In its recognition of finitude—of its acceptance that real possibility isn’t infinite possibility–desire is the other side of freedom, if the latter consists in the choices we make in reading our desires in light of our real possibilities. (Thus in a neat reversal of Anaximander’s speculation, it is the finite that is the ground of human being.)

Object and Sign (The World as Our Double)

Through desire and its projection of a possible future, the object—the object of desire, the object as a means to obtain what is desired—the object, in short, as a kind of surrogate for the world at large–is changed. It is stripped of its status as thing, as an inert instance of matter and instead becomes a node in a network of meanings: it is transformed from an opacity to a sign and is now something to be interpreted as well as to be gained or used or, better, something to be interpreted as needed or useful. The desired object or the object that plays an instrumental part in realizing that desire is the object imbued with meaning; it is as much a sign as a thing in the world. What it signifies is the concrete possibility of filling a lack; to that extent it is meaning stamped on being by non-being.

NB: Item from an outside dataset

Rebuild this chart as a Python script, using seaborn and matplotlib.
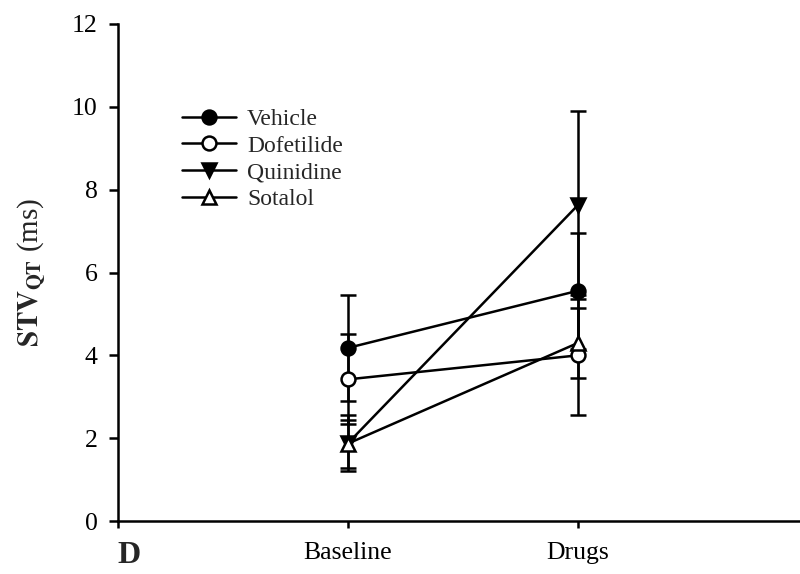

Likewise, seen in the light of possibility, the world isn’t a collection of contiguous, discrete objects so much as it a system of relationships, a signifying network of attractions and repulsions, of consonances and dissonances. Possibility organizes and structures a world and its constituents in terms of how they fit into our projects, how they can make good our needs, what their implications are for our capacity to desire and to attempt to realize our desires. The world thus understood is an evolving network of meaningful relationships given weight and priority by our involvement in them.

Within this network there is neither object nor shadow, but simply a subsuming understanding; not an abstract idea but a relationship of significance rooted in the concrete exigencies of our own existence. Because it is in the context of existence that these signs operate—existence as a mode of being proper to us as self-conscious, finite beings whose futures aren’t fixed and who consequently must realize ourselves through the possibilities available to us in the concrete situations in which we find ourselves. Existence makes itself known through these signs, which are intelligible within a world structured on the one hand by lack and on the other by possibility. The network of meaning that enmeshes both is a kind of middle term in which each participates and through which they know each other by mutual illumination. Through these signs the world becomes our double—not as a solipsistic projection or as the needless multiplication of entities that repelled Uqbar’s gnostic, but as a confluence of what we are and what we are not, as we move toward what it is possible for us to be.